Earlier, high surrender cost was a discouraging factor for investors, they would think twice before surrendering a policy. Current charges are rather provocative.
“The reduction in surrender charges has made it easy and profitable for clients to lapse the policy. It provides better value to those who leave early, while those who invest for long term get similar returns as they would get under old Ulips,” says an industry expert who request anonymity.
Though churning has become cheaper, it would still be beneficial for investors to stay invested for long, otherwise life coverage will come at a higher cost.
The Bottomline
The new guidelines have adverse impact on the profitability of insurance companies. The current cap on charges has not left much space for the insurers to breathe easy. It has made making money a lot tighter.

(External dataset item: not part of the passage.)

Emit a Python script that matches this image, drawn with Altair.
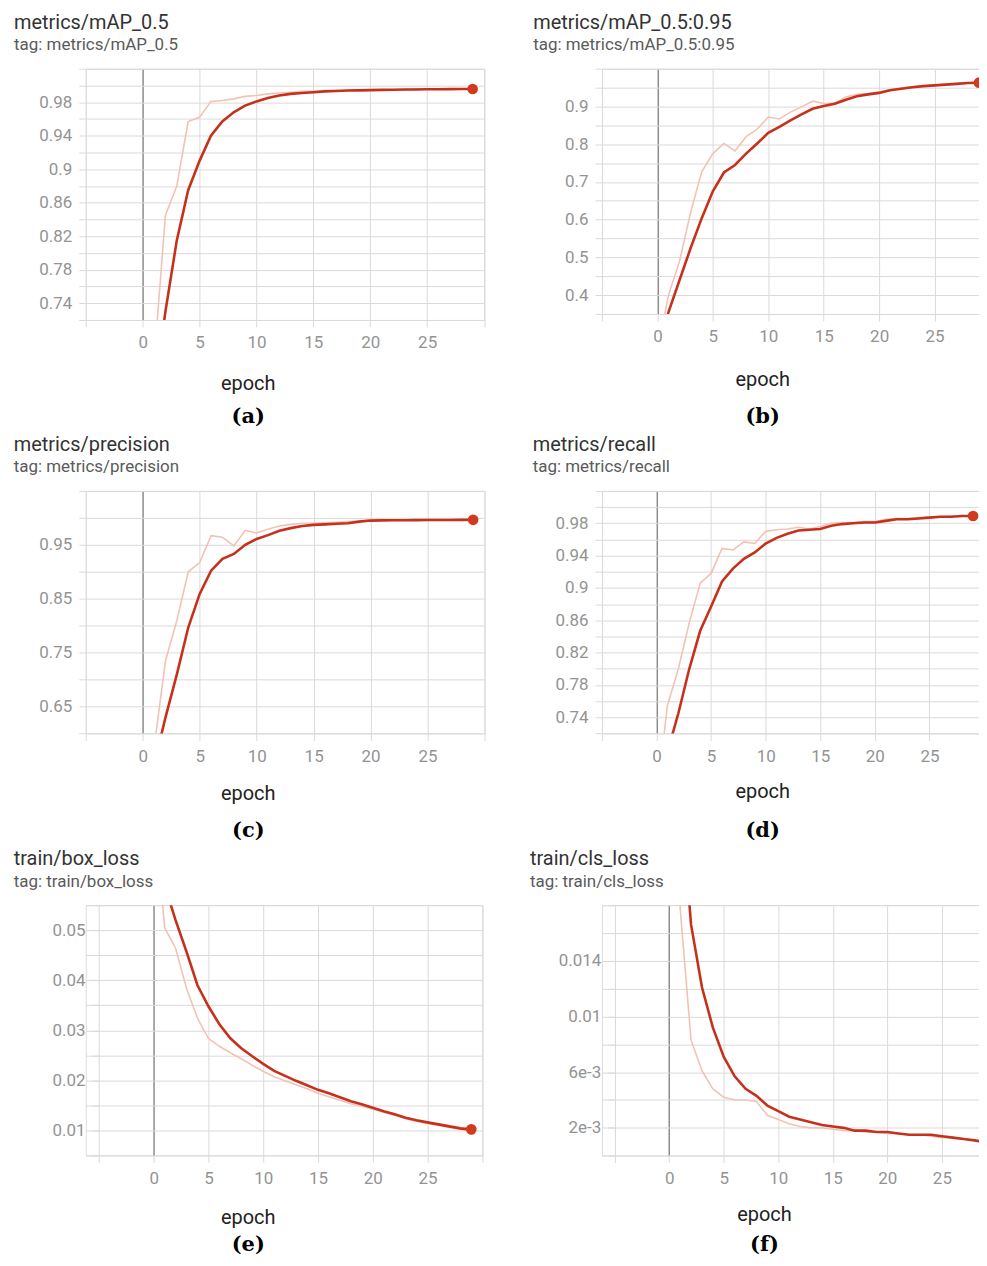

Companies need to bring in more capital, as the working capital requirement has increased with the introduction of new guidelines. Most of the companies looking out for the break-even in 2011-12 will face difficulty in achieving this.
“There will be some impact on our profitability in the short term or for first three-four months, but everything would be manageable in the long term,” says Amitabh Chaudhary, CEO & MD, HDFC Standard Life Insurance.
To avoid negative margins companies have to reduce their costs up to 30-40%, which may require rationalisation of branches and cutting down headcount so to manage things.
Rajesh Sud, CEO & MD, Max New York Life, says we will have to review the overall business model in light of the price control that has been imposed. This could reduce the initial investments we were making in increasing our reach through offices.”
So, in all spheres, investors should be satisfied as the new insurance products coming to the market will be quite investor-friendly. For the insurance companies, there is a tough road ahead for profit-making. However, the insurance industry still has a lot of potential. Companies need to draw a longer-term road map for progress in a planned and timely manner.